Donald Glover — otherwise known as the rapper Childish Gambino — is a particularly potent kind of celebrity today. He’s certainly prolific: having gotten his big break writing for 30 Rock, he followed that up with standup specials, a celebrated role as Troy Barnes on NBC’s Community, and a string of rap albums that culminated in 2011’s Camp, his first studio release. However, he also manages to balance his freewheeling creative life with a sizeable digital footprint: He tweets in torrents. He does guest appearances on podcasts as disparate as The Nerdist and Rosenberg Radio. He has performed in numerous viral videos with the Derrick Comedy troupe. The list goes on.
So it was surprising that the actor all but vanished from the public eye earlier this year. He’d scrubbed his Twitter and Instagram accounts. He wasn’t doing many shows. So great was the alarm that Time Magazine wondered aloud, “Where Is Donald Glover?”
Actually, he was recording an album — perhaps his most ambitious to date. Because the Internet is the artist’s second studio effort, and listeners might find it’s very much a post-fame record at first blush. It has all the trappings of a work crafted by an artist grappling with success, excess, and the exhaustion that comes with it. But what’s interesting here is how he plays with that trope from a net native’s perspective. His fame is a distinctly online-driven kind of fame, after all. As such, the language of the work is colored by internet life as he’s lived it. What results is a thoughtful if somewhat ungainly commentary on how people relate on- and offline.

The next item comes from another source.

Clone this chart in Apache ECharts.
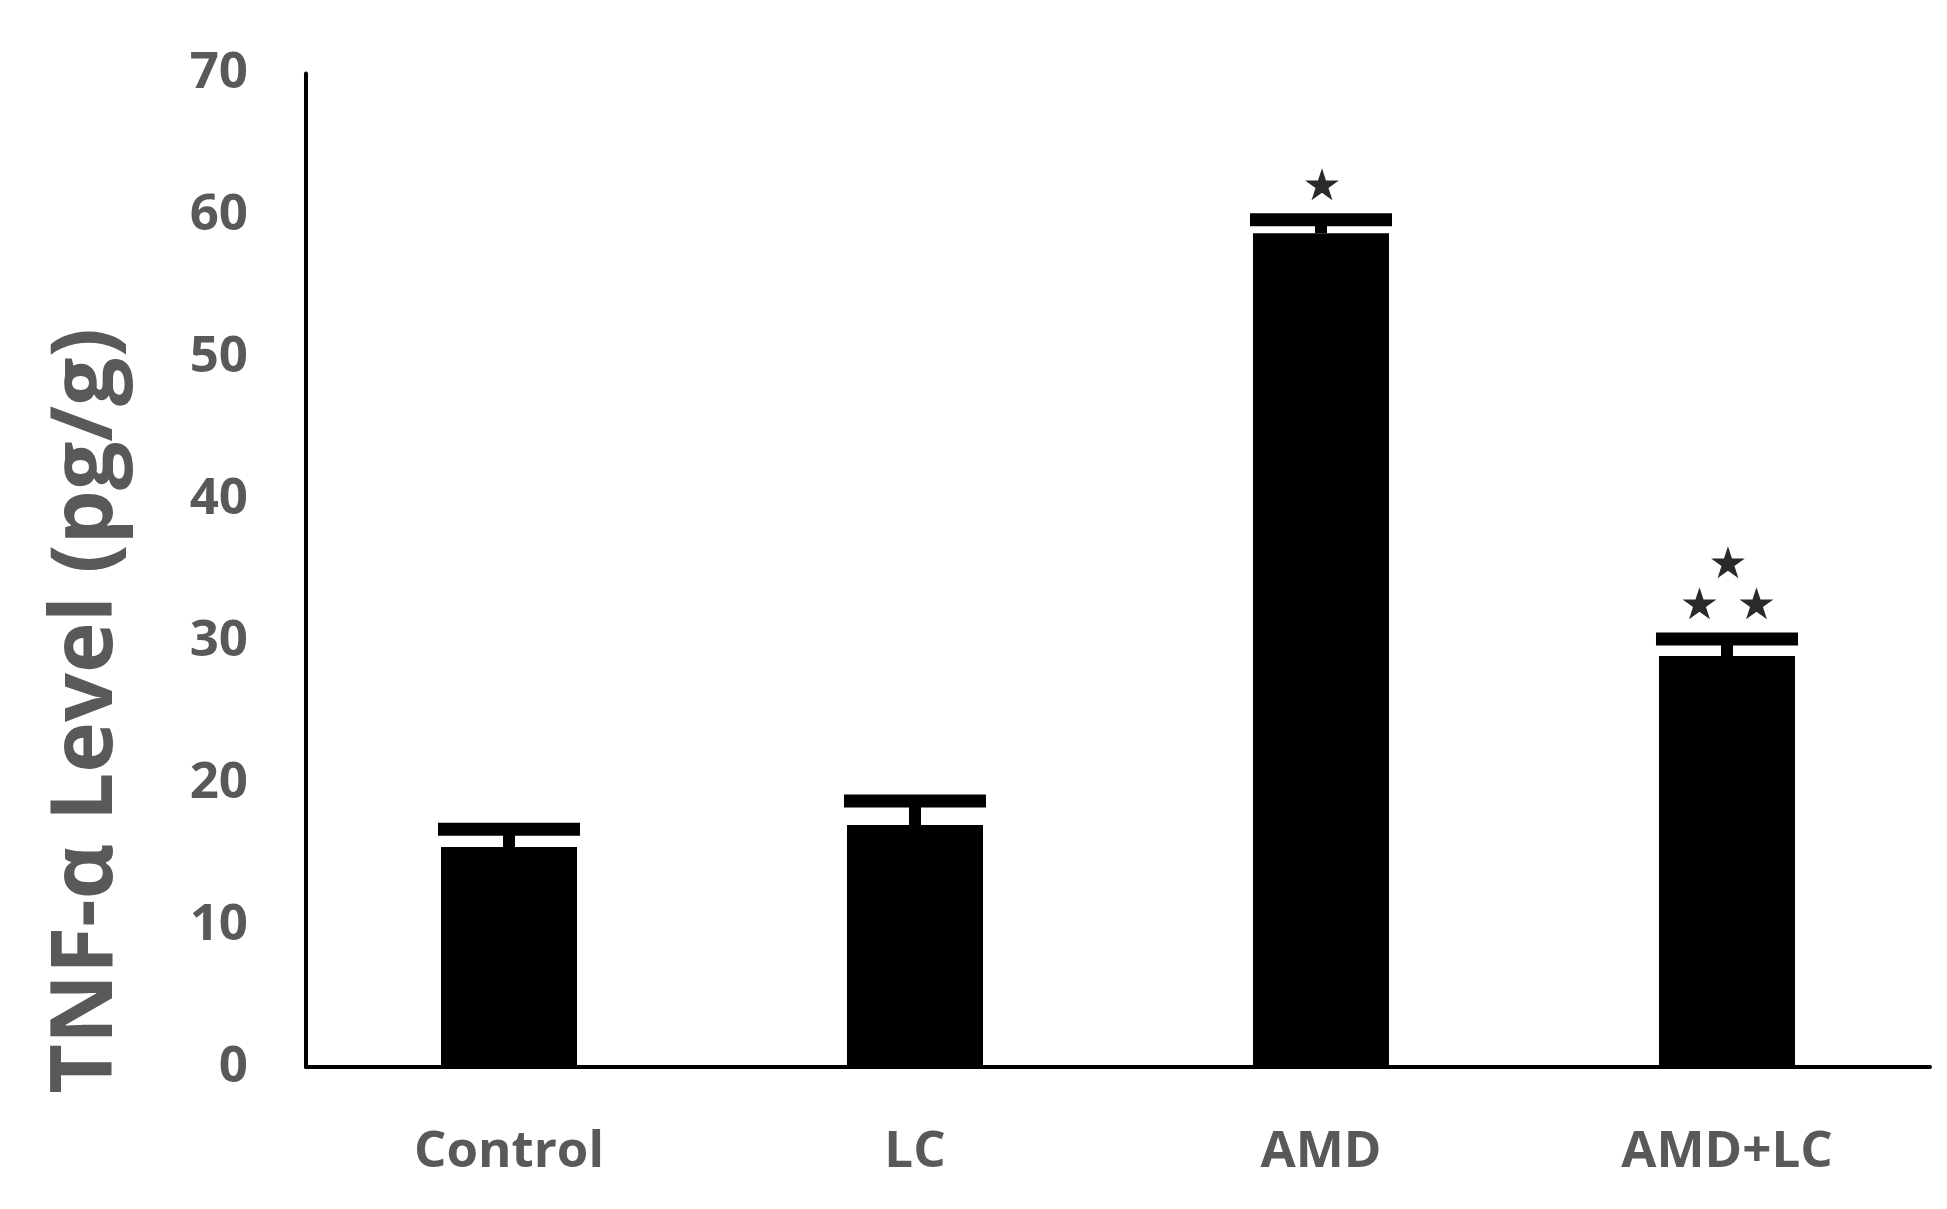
<!DOCTYPE html>
<html>
<head>
<meta charset="utf-8">
<script src="https://cdn.jsdelivr.net/npm/echarts@6/dist/echarts.min.js"></script>
<style>html,body{margin:0;padding:0;background:#fff;}#c{width:1947px;height:1209px;}</style>
</head>
<body>
<div id="c"></div>
<script>
var categories = ['Control', 'LC', 'AMD', 'AMD+LC'];
var values = [15.5, 17.05, 58.75, 28.95];
var errors = [1.25, 1.7, 0.95, 1.2];
// significance stars per group: number of stars per row, bottom row first
var sigRows = [[], [], [1], [2, 1]];
var yTicks = [0, 10, 20, 30, 40, 50, 60, 70];

var chart = echarts.init(document.getElementById('c'), null, {renderer: 'canvas'});
var fontFam = '"Open Sans", "DejaVu Sans", sans-serif';

var errData = categories.map(function (c, i) { return [i, values[i], errors[i], i]; });

chart.setOption({
  animation: false,
  backgroundColor: '#fff',
  grid: {left: 306, right: 17, top: 73.5, bottom: 142, containLabel: false},
  xAxis: {
    type: 'category',
    data: categories,
    axisLine: {show: true, lineStyle: {color: '#000', width: 4}},
    axisTick: {show: false},
    axisLabel: {color: '#595959', fontFamily: fontFam, fontWeight: 'bold', fontSize: 51, margin: 60}
  },
  yAxis: {
    type: 'value',
    min: yTicks[0],
    max: yTicks[yTicks.length - 1],
    interval: 10,
    axisLine: {show: true, lineStyle: {color: '#000', width: 4}},
    axisTick: {show: false},
    splitLine: {show: false},
    axisLabel: {color: '#595959', fontFamily: fontFam, fontWeight: 'bold', fontSize: 51, margin: 58}
  },
  graphic: [{
    type: 'text',
    x: 87, y: 711,
    rotation: Math.PI / 2,
    style: {
      text: 'TNF-α Level (pg/g)',
      fill: '#595959',
      font: 'bold 86px ' + fontFam,
      textAlign: 'center',
      textVerticalAlign: 'middle'
    }
  }],
  series: [{
    type: 'bar',
    data: values,
    barWidth: '33.5%',
    itemStyle: {color: '#000'},
    z: 2
  }, {
    type: 'custom',
    data: errData,
    z: 3,
    renderItem: function (params, api) {
      var i = api.value(0);
      var v = api.value(1);
      var e = api.value(2);
      var base = api.coord([i, v]);
      var top = api.coord([i, v + e]);
      var bw = api.size([1, 0])[0] * 0.335;
      var capH = 13, stemW = 12;
      var children = [
        {type: 'rect', shape: {x: base[0] - stemW / 2, y: top[1], width: stemW, height: base[1] - top[1]}, style: {fill: '#000'}},
        {type: 'rect', shape: {x: base[0] - bw / 2 - 3, y: top[1] - capH / 2, width: bw + 6, height: capH}, style: {fill: '#000'}}
      ];
      var rows = sigRows[api.value(3)];
      var capTop = top[1] - capH / 2;
      for (var r = 0; r < rows.length; r++) {
        var n = rows[r];
        var cy = capTop - 25 - r * 41;
        for (var k = 0; k < n; k++) {
          var cx = base[0] + (k - (n - 1) / 2) * 57 + 1;
          children.push({type: 'text', x: cx, y: cy, style: {text: '★', fill: '#2a2a2a', font: '44px "DejaVu Sans", sans-serif', textAlign: 'center', textVerticalAlign: 'middle'}});
        }
      }
      return {type: 'group', children: children};
    }
  }]
});
</script>
</body>
</html>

“[The internet is] very powerful, but it becomes very dangerous if we let it,” Glover told The Verge at a mansion party promoting the album. “I just want people to be thinking about what we’re doing.” That sentiment permeates the entire album, with frequent mentions of trolling, social media, and WorldStarHipHop, all the way down to the GIF-inspired lenticular album art. Meanwhile, metaphors for the web, including lyrics about surfers and spiders, abound, all alongside the lines about race and Clarissa Explains It All. It’s a solid record, even as it verges on over-produced and even maudlin at times. Make no mistake; fans can still expect the hyper-clever, oversexed lyricism that put Childish Gambino on the map. There’s still fun to be had here. But the lyrics are also suffused with his own mixed feelings about being caught up in his digital persona. This is no dissertation, but he makes a fair argument for how his use of the internet contributed to his burnout — especially in the latter half of the album.

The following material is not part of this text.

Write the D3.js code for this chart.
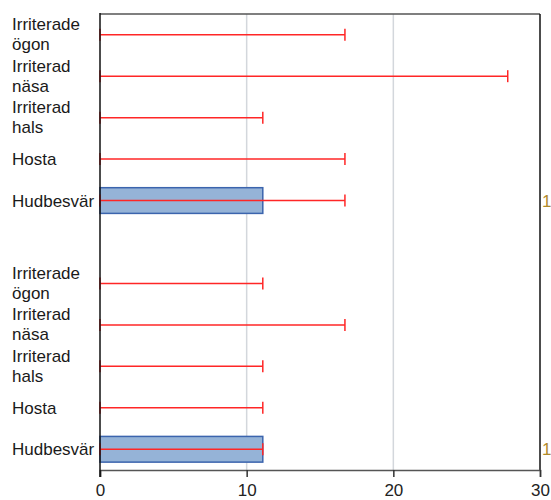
<!DOCTYPE html>
<html>
<head>
<meta charset="utf-8">
<script src="https://cdn.jsdelivr.net/npm/d3@7"></script>
<style>
  body { margin: 0; background: #fff; }
  text { font-family: "Liberation Sans", Arial, sans-serif; }
</style>
</head>
<body>
<script>
var w = 551;
var h = 500;

// categories, top to bottom (empty slot is the gap between the two groups)
var labels = [
  ["Irriterade", "ögon"], ["Irriterad", "näsa"], ["Irriterad", "hals"], ["Hosta"], ["Hudbesvär"],
  [],
  ["Irriterade", "ögon"], ["Irriterad", "näsa"], ["Irriterad", "hals"], ["Hosta"], ["Hudbesvär"]
];
// bar values
var values = [0, 0, 0, 0, 11.1, null, 0, 0, 0, 0, 11.1];
// error bar upper ends (lower ends at 0)
var errHigh = [16.7, 27.8, 11.1, 16.7, 16.7, null, 11.1, 16.7, 11.1, 11.1, 11.1];
// data labels on the right
var dataLabels = ["", "", "", "", "1", "", "", "", "", "", "1"];
var xTicks = [0, 10, 20, 30];

var margin = {top: 14, right: 11, bottom: 30, left: 100};

var svg = d3.select("body")
  .append("svg")
  .attr("width", w)
  .attr("height", h);

var x = d3.scaleLinear()
  .domain([0, 30])
  .range([margin.left, w - margin.right]);

var y = d3.scaleBand()
  .domain(d3.range(labels.length))
  .range([margin.top, h - margin.bottom])
  .paddingInner(0.38)
  .paddingOuter(0.19);

var rowMid = function(i) { return y(i) + y.bandwidth() / 2; };

// vertical gridlines
svg.selectAll("line.grid")
  .data(xTicks.filter(function(d) { return d > 0 && d < 30; }))
  .enter().append("line")
  .attr("class", "grid")
  .attr("x1", function(d) { return x(d); })
  .attr("x2", function(d) { return x(d); })
  .attr("y1", y.range()[0])
  .attr("y2", y.range()[1])
  .attr("stroke", "#d3d7dc")
  .attr("stroke-width", 1.5);

// bars
svg.selectAll("rect.bar")
  .data(values.map(function(v, i) { return {v: v, i: i}; }).filter(function(d) { return d.v; }))
  .enter().append("rect")
  .attr("class", "bar")
  .attr("x", x(0))
  .attr("y", function(d) { return y(d.i); })
  .attr("width", function(d) { return x(d.v) - x(0); })
  .attr("height", y.bandwidth())
  .attr("fill", "#95b3d7")
  .attr("stroke", "#3b64ad")
  .attr("stroke-width", 1.5);

// error bars
var errs = errHigh.map(function(v, i) { return {v: v, i: i}; }).filter(function(d) { return d.v != null; });
var eg = svg.selectAll("g.err")
  .data(errs)
  .enter().append("g")
  .attr("class", "err")
  .attr("stroke", "#ff2626")
  .attr("stroke-width", 1.5);

eg.append("line")
  .attr("x1", x(0))
  .attr("x2", function(d) { return x(d.v); })
  .attr("y1", function(d) { return rowMid(d.i); })
  .attr("y2", function(d) { return rowMid(d.i); });

eg.append("line")
  .attr("x1", function(d) { return x(d.v); })
  .attr("x2", function(d) { return x(d.v); })
  .attr("y1", function(d) { return rowMid(d.i) - 6; })
  .attr("y2", function(d) { return rowMid(d.i) + 6; });

eg.append("line")
  .attr("x1", x(0))
  .attr("x2", x(0))
  .attr("y1", function(d) { return rowMid(d.i) - 6; })
  .attr("y2", function(d) { return rowMid(d.i) + 6; });

// frame: top and right
svg.append("line")
  .attr("x1", x(0)).attr("x2", x(30))
  .attr("y1", y.range()[0]).attr("y2", y.range()[0])
  .attr("stroke", "#555").attr("stroke-width", 1.5);
svg.append("line")
  .attr("x1", x(30)).attr("x2", x(30))
  .attr("y1", y.range()[0]).attr("y2", y.range()[1])
  .attr("stroke", "#111").attr("stroke-width", 1.5);

// bottom axis
var xAxis = svg.append("g")
  .attr("transform", "translate(0," + y.range()[1] + ")")
  .call(d3.axisBottom(x).tickValues(xTicks).tickSize(7).tickPadding(7));
xAxis.select(".domain").attr("stroke", "#555").attr("stroke-width", 1.5);
xAxis.selectAll(".tick line").attr("stroke", "#333").attr("stroke-width", 1.5);
xAxis.selectAll(".tick text")
  .attr("font-family", "Liberation Sans, Arial, sans-serif")
  .attr("font-size", 17)
  .attr("fill", "#222");

// left axis line
svg.append("line")
  .attr("x1", x(0)).attr("x2", x(0))
  .attr("y1", y.range()[0] - 1).attr("y2", y.range()[1] + 7)
  .attr("stroke", "#111").attr("stroke-width", 1.5);

// category labels
var lab = svg.selectAll("text.cat")
  .data(labels.map(function(l, i) { return {l: l, i: i}; }).filter(function(d) { return d.l.length; }))
  .enter().append("text")
  .attr("class", "cat")
  .attr("x", 12)
  .attr("font-size", 17)
  .attr("fill", "#1a1a1a");

lab.each(function(d) {
  var t = d3.select(this);
  var mid = rowMid(d.i);
  if (d.l.length === 1) {
    t.append("tspan").attr("x", 12).attr("y", mid + 6).text(d.l[0]);
  } else {
    t.append("tspan").attr("x", 12).attr("y", mid - 4.5).text(d.l[0]);
    t.append("tspan").attr("x", 12).attr("y", mid + 15.5).text(d.l[1]);
  }
});

// data labels at the right edge
svg.selectAll("text.dl")
  .data(dataLabels.map(function(t, i) { return {t: t, i: i}; }).filter(function(d) { return d.t; }))
  .enter().append("text")
  .attr("class", "dl")
  .attr("x", x(30) + 2)
  .attr("y", function(d) { return rowMid(d.i) + 6; })
  .attr("font-size", 17)
  .attr("fill", "#b08a2a")
  .text(function(d) { return d.t; });
</script>
</body>
</html>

Paradoxically, Glover has also gone out of his way to create a veritable concept world surrounding the work, all made with the virtual keenly in mind. This was clearly a massive effort, but it kind of undermines his already hazy thesis. First there’s the Groundhog Day-esque short film, “Clapping for the Wrong Reasons,” he released in August to set the stage.
Then there’s the 73-page screenplay released last week that tells the album’s narrative, littered with LOLs, emoticons, and short scenes captioned in image macro type. Finally, there’s the collaboration he did with Tumblr IRL to create an almost psychedelic installation at the Rough Trade record store in Williamsburg. As Nate Auerbach, Tumblr’s music evangelist, explained, the installation is meant to help put the "feels" back into the music.

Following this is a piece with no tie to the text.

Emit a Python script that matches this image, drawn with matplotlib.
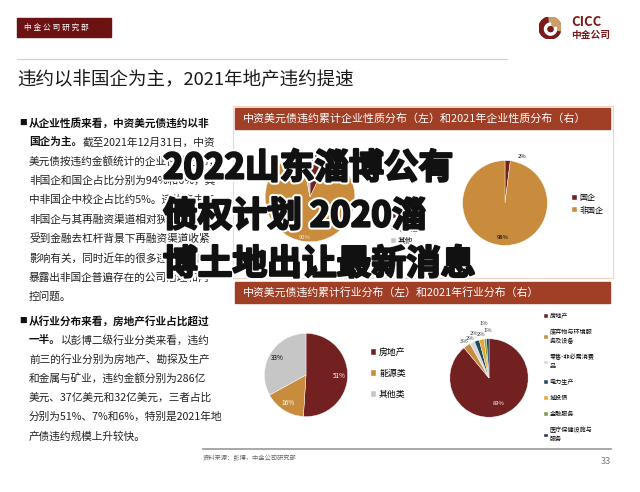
import numpy as np
import matplotlib
matplotlib.use("Agg")
import matplotlib.pyplot as plt
from matplotlib.patches import Rectangle, Wedge, Circle
import matplotlib.patheffects as pe

plt.rcParams['font.family'] = ['Noto Sans CJK SC', 'DejaVu Sans']

W, H = 640, 492

# ---- data ----
page_title = "违约以非国企为主，2021年地产违约提速"
header_top = "中资美元债违约累计企业性质分布（左）和2021年企业性质分布（右）"
header_bottom = "中资美元债违约累计行业分布（左）和2021年行业分布（右）"
overlay_lines = ["2022山东淄博公有", "债权计划 2020淄", "博土地出让最新消息"]

nature_labels_all = ["国企", "非国企", "其他"]
nature_values_all = [7, 90, 3]
nature_labels_2021 = ["国企", "非国企"]
nature_values_2021 = [2, 98]

industry_labels_all = ["房地产", "能源类", "其他类"]
industry_values_all = [51, 16, 33]
industry_labels_2021 = ["房地产", "废弃物与环境服\n务及设备", "零售-非必需消费\n品", "电力生产",
                        "城投债", "金融服务", "医疗保健设施与\n服务"]
industry_values_2021 = [89, 3, 2, 2, 2, 1, 1]

# (bold part, normal part)
para1 = [
    ("从企业性质来看，中资美元债违约以非", ""),
    ("国企为主。", "截至2021年12月31日，中资"),
    ("", "美元债按违约金额统计的企业性质分布，"),
    ("", "非国企和国企占比分别为94%和6%，其"),
    ("", "中非国企中校企占比约5%。违约集中于"),
    ("", "非国企与其再融资渠道相对狭窄，另外"),
    ("", "受到金融去杠杆背景下再融资渠道收紧"),
    ("", "影响有关，同时近年的很多违约案例也"),
    ("", "暴露出非国企普遍存在的公司治理和内"),
    ("", "控问题。"),
]
para2 = [
    ("从行业分布来看，房地产行业占比超过", ""),
    ("一半。", "以彭博二级行业分类来看，违约"),
    ("", "前三的行业分别为房地产、勘探及生产"),
    ("", "和金属与矿业，违约金额分别为286亿"),
    ("", "美元、37亿美元和32亿美元，三者占比"),
    ("", "分别为51%、7%和6%，特别是2021年地"),
    ("", "产债违约规模上升较快。"),
]

RED = "#722020"
GOLD = "#c98c3c"
GRAY = "#c6c6c6"
BAR = "#a03e26"

fig = plt.figure(figsize=(6.4, 4.92), dpi=100)
ax0 = fig.add_axes([0, 0, 1, 1])
ax0.set_xlim(0, W)
ax0.set_ylim(H, 0)
ax0.axis('off')

# header strip
ax0.add_patch(Rectangle((17, 18), 94, 19, color="#6d1212"))
ax0.text(24, 27.5, " ".join("中金公司研究部"), color="white", fontsize=5.6, va="center")
ax0.plot([17, 507], [59, 59], color="#d0d0d0", lw=0.8)
ax0.text(17, 80, page_title, fontsize=13.3, va="center", color="#1a1a1a")

# logo
lax = fig.add_axes([539 / W, 1 - 39 / H, 22 / W, 22 / H])
lax.set_xlim(-1, 1)
lax.set_ylim(-1, 1)
lax.axis('off')
lax.add_patch(Circle((0, 0), 1, color="#7a1a1a"))
lax.add_patch(Wedge((0, 0), 1, -15, 95, color="#c9a06a"))
lax.add_patch(Wedge((0.05, -0.1), 0.55, 90, 380, width=0.2, color="white"))
lax.add_patch(Circle((0.05, -0.1), 0.22, color="#7a1a1a"))
ax0.text(571, 22, "CICC", fontsize=9.5, fontweight="bold", color="#7a1a1a", va="center")
ax0.text(571, 35, "中金公司", fontsize=7, fontweight="bold", color="#7a1a1a", va="center")

# body text
def draw_para(lines, y0, step):
    ax0.text(19, y0, "■", fontsize=5.5, va="center", color="#111")
    for i, (b, n) in enumerate(lines):
        y = y0 + i * step
        t = ax0.text(29, y, b, fontsize=7.7, fontweight="bold", va="center", color="#111")
        if n:
            if b:
                ax0.annotate(n, xy=(1, 0.5), xycoords=t, va="center", fontsize=7.7, color="#222")
            else:
                ax0.text(29, y, n, fontsize=7.7, va="center", color="#222")

draw_para(para1, 123, 19.3)
draw_para(para2, 321, 19.2)

# chart headers
ax0.add_patch(Rectangle((233, 106), 380, 172, fill=False, ec="#f3d3c6", lw=0.8))
ax0.add_patch(Rectangle((235, 108), 375, 21, color=BAR))
ax0.text(243, 118.5, header_top, color="white", fontsize=7.9, va="center")
ax0.add_patch(Rectangle((235, 282), 375, 21, color=BAR))
ax0.text(243, 292.5, header_bottom, color="white", fontsize=7.85, va="center")

# footer
ax0.plot([203, 611], [449, 449], color="#999999", lw=1.2)
ax0.text(203, 458, "资料来源：彭博，中金公司研究部", fontsize=4.5, color="#666", va="center")
ax0.text(611, 461, "33", fontsize=6.5, color="#777", va="center", ha="right")


def pie_ax(cx, cy, r):
    a = fig.add_axes([(cx - r) / W, 1 - (cy + r) / H, 2 * r / W, 2 * r / H])
    return a


def legend(a, wedges, labels, x, y, fs, spacing):
    a.legend(wedges, labels, loc="upper left", bbox_to_anchor=(x / W, 1 - y / H),
             bbox_transform=fig.transFigure, frameon=False, fontsize=fs,
             handlelength=0.6, handleheight=0.6, handletextpad=0.3,
             labelspacing=spacing, borderpad=0, borderaxespad=0)


# top-left pie
a1 = pie_ax(310, 197, 56)
w1, t1, p1 = a1.pie(nature_values_all, colors=[RED, GOLD, GRAY], startangle=90,
                    counterclock=False, radius=1, autopct="%d%%", pctdistance=0.8,
                    textprops={"fontsize": 4.2},
                    wedgeprops={"edgecolor": "white", "linewidth": 0.3})
p1[0].set_color("white")
p1[1].set_color("#f4e4cc")
p1[1].set_position((p1[1].get_position()[0] * 1.15, p1[1].get_position()[1] * 1.15))
legend(a1, w1, nature_labels_all, 391, 212, 5.5, 0.6)

# top-right pie
a2 = pie_ax(505, 203, 53)
w2, t2, p2 = a2.pie(nature_values_2021, colors=[RED, GOLD], startangle=90,
                    counterclock=False, radius=1, autopct="%d%%", pctdistance=0.82,
                    textprops={"fontsize": 4.2},
                    wedgeprops={"edgecolor": "white", "linewidth": 0.3})
th = np.deg2rad((w2[0].theta1 + w2[0].theta2) / 2)
p2[0].set_visible(False)
a2.annotate(p2[0].get_text(), xy=(np.cos(th), np.sin(th)), xytext=(0.3, 1.1),
            fontsize=4.2, va="center",
            arrowprops={"arrowstyle": "-", "color": "#666", "lw": 0.4,
                        "connectionstyle": "arc3,rad=-0.3"})
legend(a2, w2, nature_labels_2021, 572, 193, 5.8, 0.45)

# bottom-left pie
a3 = pie_ax(306, 375, 52)
w3, t3, p3 = a3.pie(industry_values_all, colors=[RED, GOLD, GRAY], startangle=90,
                    counterclock=False, radius=1, autopct="%d%%", pctdistance=0.8,
                    textprops={"fontsize": 4.6},
                    wedgeprops={"edgecolor": "white", "linewidth": 0.3})
p3[0].set_color("white")
p3[1].set_color("white")
legend(a3, w3, industry_labels_all, 371, 348, 6.4, 1.35)

# bottom-right pie
a4 = pie_ax(489, 378, 49)
cols4 = [RED, GOLD, "#d3d7db", "#1f4b5b", "#e6a630", "#7d9c45", "#243454"]
w4, t4 = a4.pie(industry_values_2021, colors=cols4, startangle=90, counterclock=False,
                radius=1, wedgeprops={"edgecolor": "white", "linewidth": 0.3})
dist = [0.7, 1.14, 1.12, 1.2, 1.12, 1.4, 1.2]
for i, (w, v) in enumerate(zip(w4, industry_values_2021)):
    ang = np.deg2rad((w.theta1 + w.theta2) / 2)
    a4.text(dist[i] * np.cos(ang), dist[i] * np.sin(ang), f"{v}%", fontsize=4.2,
            ha="center", va="center", color="white" if i == 0 else "#333")
a4.legend(w4, industry_labels_2021, loc="upper left", bbox_to_anchor=(544 / W, 1 - 312 / H),
          bbox_transform=fig.transFigure, frameon=False, fontsize=4.4,
          handlelength=0.6, handleheight=0.6, handletextpad=0.3,
          labelspacing=1.3, borderpad=0, borderaxespad=0)

# overlay title
for i, line in enumerate(overlay_lines):
    fig.text(163 / W, 1 - (168 + 48 * i) / H, line, fontsize=25, fontweight="bold",
             color="#111", va="center", ha="left",
             path_effects=[pe.withStroke(linewidth=4.5, foreground="white"),
                           pe.withStroke(linewidth=1.6, foreground="#111")])

fig.savefig("out.png", dpi=100)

That Glover is making use of so much media to comment on media saturation might seem like a huge troll. But that may have everything to do with his having so many feels about the internet in general, all clamoring for an audience. It’s empowering, yet destructive. It brings people together and divides them. And yet we’re stuck with it. Glover’s signature "I’m a mess" self-awareness extends to this commentary to make clear how overwhelming and all-consuming the internet is.
In the end, Because the Internet was made for the internet, messy as it is. Donald Glover just isn’t quite up to the task of encapsulating everything about his subject matter. He must know that it’s much bigger than him. For what it’s worth, he’s still better than most at making good internet. The rest of us have a ways to go. "That’s why I want people to be coding," he explains, "so they don’t have to ask somebody to change something. I just feel like that’s the language that we should all be speaking."